在9月14日南方军政府总裁岑春煊、伍廷芳发表的致徐世昌本人的通电中,两人共同劝告徐世昌洁身自爱,勿应北方政府的总统之选。

但是,和护法军政府的前两次宣言一样,岑春煊、伍廷芳的通电仅向人们表示,南方对于北方总统选举的抗议,所争者在法而不在人。徐世昌之当选总统,系由安福国会产生,故南方视其为非法。

而岑、伍通电的真正用意,是鼓动徐氏暂不就总统,先促进南北和平,在和谈中解决国会问题,而南方将来亦将以另外一种方式(由南方非常国会)重新选举徐为总统。为了抵制徐世昌遽行就任这个由北方安福国会选举出来的总统,南方甚至酝酿延长现总统的任职期限,拟继续由冯国璋代行总统之职。

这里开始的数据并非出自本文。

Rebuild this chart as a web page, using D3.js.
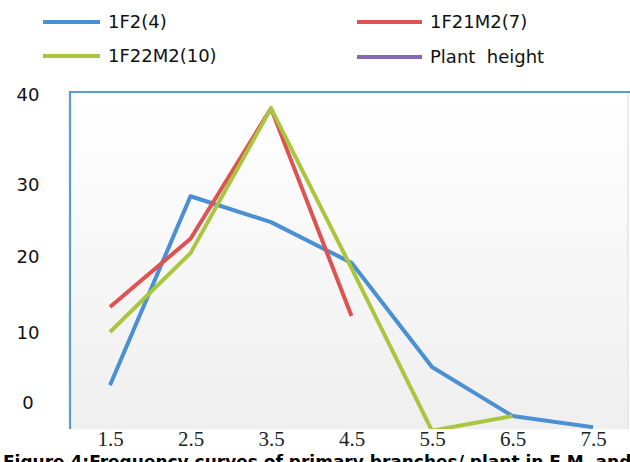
<!DOCTYPE html>
<html>
<head>
<meta charset="utf-8">
<script src="https://cdn.jsdelivr.net/npm/d3@7"></script>
<style>
  html, body { margin: 0; padding: 0; background: #ffffff; }
  svg { display: block; }
  text.pre { white-space: pre; }
</style>
</head>
<body>
<svg id="chart" width="630" height="462"></svg>
<script>
// ---- data ----
const categories = [1.5, 2.5, 3.5, 4.5, 5.5, 6.5, 7.5];
const xTickLabels = ["1.5", "2.5", "3.5", "4.5", "5.5", "6.5", "7.5"];
const yTicks = [0, 10, 20, 30, 40];
const seriesNames = ["1F2(4)", "1F21M2(7)", "1F22M2(10)", "Plant  height"];
const f2Values    = [2.4, 28.3, 24.7, 19.1, 5.0, -2.0, -3.6];
const f21m2Values = [13.3, 22.4, 38.4, 12.1];
const f22m2Values = [10.0, 20.4, 38.4, 18.4, -4.1, -2.0];
const plantHeightValues = [];
const captionText = "Figure 4:Frequency curves of primary branches/ plant in F M  and";

// ---- styles ----
const colors = ["#4a90d2", "#de5252", "#aac63f", "#8566b0"];

const svg = d3.select("#chart");
const W = 630, H = 462;
const plot = { left: 70, top: 92, right: 629, bottom: 429 };

const x = d3.scaleLinear().domain([1.5, 7.5]).range([110, 593]);
const y = d3.scaleLinear().domain(yTicks).range([402, 332, 256, 184, 94]);

// plot background gradient
const defs = svg.append("defs");
const grad = defs.append("linearGradient").attr("id", "bg").attr("x1", 0).attr("y1", 0).attr("x2", 0).attr("y2", 1);
grad.append("stop").attr("offset", "0%").attr("stop-color", "#ffffff");
grad.append("stop").attr("offset", "100%").attr("stop-color", "#efefef");
defs.append("clipPath").attr("id", "clip").append("rect")
  .attr("x", plot.left).attr("y", plot.top)
  .attr("width", plot.right - plot.left).attr("height", plot.bottom - plot.top);

svg.append("rect")
  .attr("x", plot.left).attr("y", plot.top)
  .attr("width", plot.right - plot.left).attr("height", plot.bottom - plot.top)
  .attr("fill", "url(#bg)");
svg.append("line").attr("x1", plot.right - 1).attr("x2", plot.right - 1)
  .attr("y1", plot.top).attr("y2", plot.bottom)
  .attr("stroke", "#e6e6e6").attr("stroke-width", 1.5);

// series lines
const allSeries = [f2Values, f21m2Values, f22m2Values, plantHeightValues];
const line = d3.line().x((d, i) => x(categories[i])).y(d => y(d));
const g = svg.append("g").attr("clip-path", "url(#clip)");
allSeries.forEach((vals, si) => {
  if (!vals.length) return;
  g.append("path").datum(vals)
    .attr("d", line)
    .attr("fill", "none")
    .attr("stroke", colors[si])
    .attr("stroke-width", 4)
    .attr("stroke-linejoin", "round")
    .attr("stroke-linecap", "butt");
});

// frame (left and top, blue)
svg.append("path")
  .attr("d", `M${plot.left},${plot.bottom}V${plot.top}H${W}`)
  .attr("fill", "none").attr("stroke", "#5b9bd5").attr("stroke-width", 2.2);

// y axis labels
const yAxis = d3.axisLeft(y).tickValues(yTicks).tickSize(0).tickPadding(0);
const yg = svg.append("g").attr("transform", "translate(28,0)").call(yAxis);
yg.select(".domain").remove();
yg.selectAll("text")
  .attr("text-anchor", "middle")
  .attr("dy", "0.36em")
  .attr("font-family", "DejaVu Sans, sans-serif")
  .attr("font-size", 18)
  .attr("fill", "#111");

// x axis labels
const xAxis = d3.axisBottom(x).tickValues(categories).tickFormat((d, i) => xTickLabels[i]).tickSize(0).tickPadding(0);
const xg = svg.append("g").attr("transform", "translate(0,431)").call(xAxis);
xg.select(".domain").remove();
xg.selectAll("text")
  .attr("dy", "0.71em")
  .attr("font-family", "Liberation Serif, serif")
  .attr("font-size", 21)
  .attr("fill", "#222");

// legend
const legendPos = [
  { lx: 43, tx: 108, y: 22 },
  { lx: 357, tx: 430, y: 22 },
  { lx: 43, tx: 108, y: 56 },
  { lx: 357, tx: 430, y: 57 }
];
seriesNames.forEach((name, i) => {
  const p = legendPos[i];
  svg.append("line")
    .attr("x1", p.lx).attr("x2", p.lx + (i % 2 ? 65 : 57))
    .attr("y1", p.y).attr("y2", p.y)
    .attr("stroke", colors[i]).attr("stroke-width", 4);
  svg.append("text")
    .attr("class", "pre")
    .attr("x", p.tx).attr("y", p.y)
    .attr("dy", "0.36em")
    .attr("font-family", "DejaVu Sans, sans-serif")
    .attr("font-size", 18)
    .attr("fill", "#111")
    .text(name);
});

// caption (cut off at the bottom, as in the source)
svg.append("text")
  .attr("class", "pre")
  .attr("x", 3).attr("y", 468)
  .attr("font-family", "DejaVu Sans, sans-serif")
  .attr("font-weight", "bold")
  .attr("font-size", 17)
  .attr("fill", "#000")
  .text(captionText);
</script>
</body>
</html>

在9月24日广州非常国会参、众两院通过的一个决议上,南方议决现总统任期延长80 天。其理由是,袁世凯称帝计80日;该80日不应加入总统任期内,故从10月10日起,凡80日,仍应由现总统冯国璋代行总统之职。但鉴于冯国璋事实上已无法在北方延长其总统任期,因此,南方护法军政府进一步决定,并咨询复参众两院国会同意,自10月10日起,将由南方的护法军政府代行国务院职权,并摄行大总统职务。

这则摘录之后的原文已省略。